The Masked Rider: Cycling in West Africa
- First edition
- Author: Neil Peart
- Language: English
- Genre: Non-fiction, memoir
- Publisher: Pottersfield Press
- Publication date: 1996
- Publication place: Canada
- Media type: Print
- ISBN: 1-5502-2667-3
- Followed by: Ghost Rider: Travels on the Healing Road

= The Masked Rider: Cycling in West Africa =

1996 book by Neil Peart

The Masked Rider: Cycling in West Africa is a 1996 non-fiction book written by Rush drummer Neil Peart about a month-long bicycle tour he took through Cameroon in 1988.

==Synopsis==
In November 1988, Peart joined David Mozer's Bicycle Africa for a month-long tour of Cameroon. Along with David, Neil would travel with three other strangers: Leonard, an African-American electrical engineer who is also a Vietnam War veteran; Elsa, a slender 60-year-old pacifist who would struggle to keep up with everyone and complain about everything; and Annie, a 30-something oft-scatterbrained administrative assistant.

Peart, an avid reader, brought two books on the trip with him, Nicomachean Ethics by Aristotle and Dear Theo by Vincent van Gogh, to read at rest stops and before bedtime.

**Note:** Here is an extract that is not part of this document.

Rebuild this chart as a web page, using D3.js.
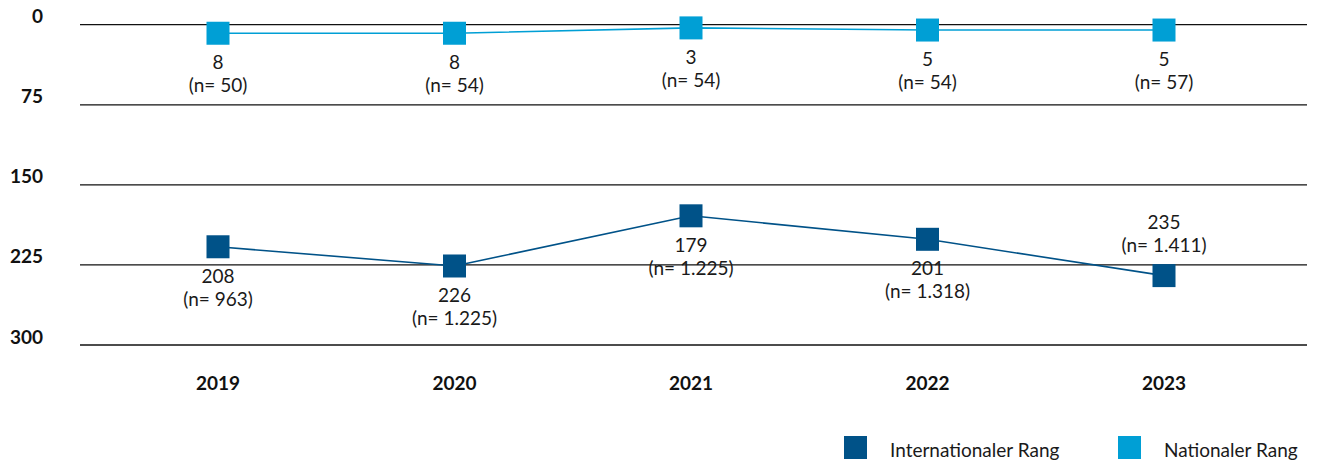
<!DOCTYPE html>
<html><head><meta charset="utf-8">
<script src="https://cdn.jsdelivr.net/npm/d3@7"></script>
<style>body{margin:0;background:#fff}svg{display:block}</style>
</head><body>
<script>
const years = ["2019","2020","2021","2022","2023"];
const intlRank = [208, 226, 179, 201, 235];
const intlN = ["963","1.225","1.225","1.318","1.411"];
const natRank = [8, 8, 3, 5, 5];
const natN = ["50","54","54","54","57"];
const yTicks = [0, 75, 150, 225, 300];
const seriesNames = ["Internationaler Rang", "Nationaler Rang"];
const colors = ["#005288", "#009fd5"];

const W = 1323, H = 466;
const svg = d3.select("body").append("svg").attr("width", W).attr("height", H);
const x = d3.scalePoint().domain(years).range([218, 1164]);
const y = d3.scaleLinear().domain([0, 300]).range([24.7, 345]);
const font = "Lato, 'Noto Sans', sans-serif";
const fs = 19;

// gridlines
svg.append("g").selectAll("line").data(yTicks).join("line")
  .attr("x1", 80).attr("x2", 1307)
  .attr("y1", d => y(d)).attr("y2", d => y(d))
  .attr("stroke", "#111").attr("stroke-width", 1.3);

// y labels
svg.append("g").selectAll("text").data(yTicks).join("text")
  .attr("x", 43).attr("y", d => y(d) - 1.5)
  .attr("text-anchor", "end")
  .attr("font-family", font).attr("font-weight", "bold").attr("font-size", fs)
  .attr("fill", "#111").text(d => d);

// x labels
svg.append("g").selectAll("text").data(years).join("text")
  .attr("x", d => x(d)).attr("y", 390)
  .attr("text-anchor", "middle")
  .attr("font-family", font).attr("font-weight", "bold").attr("font-size", fs)
  .attr("fill", "#111").text(d => d);

const series = [
  {vals: intlRank, ns: intlN, color: colors[0], above: [false,false,false,false,true]},
  {vals: natRank, ns: natN, color: colors[1], above: [false,false,false,false,false]}
];
const line = d3.line().x(d => x(d.year)).y(d => y(d.v));
const sz = 23;
series.forEach(s => {
  const pts = years.map((yr, i) => ({year: yr, v: s.vals[i], n: s.ns[i], above: s.above[i]}));
  svg.append("path").datum(pts).attr("d", line)
    .attr("fill", "none").attr("stroke", s.color).attr("stroke-width", 1.6);
  svg.append("g").selectAll("rect").data(pts).join("rect")
    .attr("x", d => x(d.year) - sz/2).attr("y", d => y(d.v) - sz/2)
    .attr("width", sz).attr("height", sz).attr("fill", s.color);
  const g = svg.append("g").attr("font-family", font).attr("font-size", fs)
    .attr("fill", "#1a1a1a").attr("text-anchor", "middle");
  g.selectAll("text.v").data(pts).join("text").attr("class", "v")
    .attr("x", d => x(d.year))
    .attr("y", d => y(d.v) + (d.above ? -47 : 36)).text(d => d.v);
  g.selectAll("text.n").data(pts).join("text").attr("class", "n")
    .attr("x", d => x(d.year))
    .attr("y", d => y(d.v) + (d.above ? -24 : 59)).text(d => "(n= " + d.n + ")");
});

// legend
const legX = [844, 1118];
const lg = svg.append("g").selectAll("g").data(seriesNames).join("g")
  .attr("transform", (d, i) => `translate(${legX[i]},436)`);
lg.append("rect").attr("width", 23).attr("height", 23).attr("fill", (d, i) => colors[i]);
lg.append("text").attr("x", 46).attr("y", 21)
  .attr("font-family", font).attr("font-size", fs).attr("fill", "#1a1a1a").text(d => d);
</script>
</body></html>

He would entwine thoughts about these two books throughout The Masked Rider.

===Southern tour===
They all met in Douala, where they would first travel west along the coast of the Atlantic Ocean and then turn north to the heart of the former British Cameroon, stopping at many towns in Southern Cameroon along the way, like Tiko, Buea, Limbe, Kumba, Nkongsamba, Bafang, Bafoussam, Mbouda, Bamenda, Bafut, Ndop, Kumbo, Jakiri, and Foumban.

As they travel, Elsa starts complaining and is so tired after a few days she contemplates quitting, but it was David who encouraged her to keep going. Neil and the others also experience many things about each town; how nice some are (Bamenda) and how not so nice the others are (Kumba). Peart called Kumba "a real hell hole." They also meet a Peace Corps volunteer named Kim in Jakiri who cooked them all hamburgers.

===Buses and trains===
After the Southern tour is over, all five of them are crammed into a bus in Foumban to go to Yaoundé, where they spend two days enjoying the street food and Neil got to make a call home to his wife before boarding a train to Ngaoundéré. Once there, they board another bus for Garoua. However, this bus would have problems, starting with the bus driver allowing both of one set of dual tires to blow out, and managing to obtain another tire to fix it all before continuing on (as there was only one spare tire, which was useless when two tires are blown out). Eventually, about 30 miles from Garoua, the bus's engine would give out, and they decide to start cycling again from there.

===Northern tour===
From before Garoua, the gang starts cycling again to towns and villages in the north. After Garoua, it would be Hama Koussou, Dembo, Tchevi, Roumsiki, Guave, Mabas, Tourou, Mozogo, Mora, Waza, Ndiguina, Maltam, Kousséri, and finally, to N'Djamena, Chad.

During this time, Neil would get nervous while being accosted by a very, very drunk Cameroon soldier in Dembo, he and Leonard would almost wind up in Nigeria, they would enjoy looking at wildlife in a game park, Campement de Waza, while enjoying a bit of luxury, and finally continuing onto N'Djamena, where they would have further adventures concluding the trip.

First, they had to obtain exit visas to leave Cameroon, then they would be told they would need one to leave Chad, which they were afraid they could not get in time for the one flight per week. Peart would get so ill the night before worrying about all this, he could not face dinner, but the next morning was much better, and they all managed to leave the country and conclude the tour. Neil, Leonard, and Elsa would fly UTA to Paris, while David and Annie would fly Air Afrique to Mali.

At the end, Neil would spend a week with his then-wife, Jackie, in Paris.

==Printings==
Originally published in 1996 by Pottersfield Press, a small publishing company based in Nova Scotia, The Masked Rider was only available in Canadian bookstores, on Amazon.com, and at souvenir stands at Rush concerts. However, subsequent books by Peart were published by ECW Press, which actually had an international distributor; thus those books garnered more sales, and in 2004, ECW bought the publishing rights for The Masked Rider and released a second edition.

When the second edition of The Masked Rider came out, there were numerous mistakes that were not seen by Peart until after the book went on sale at a concert in Milwaukee. For instance, all of the pictures were missing, the original map of Cameroon was there, and not a more updated version, along with at least one glaring grammatical error (involving an exact quote from an African native, which was in pidgin English, but was written in the book in proper English). By the time the book was pulled from the shelves in Milwaukee, 26 copies of that book were sold. Peart then offered, on Rush's website, to replace those copies with a signed hardcover copy of the correct version. Two people took Peart up on the offer, leaving only 24 copies of the book in circulation.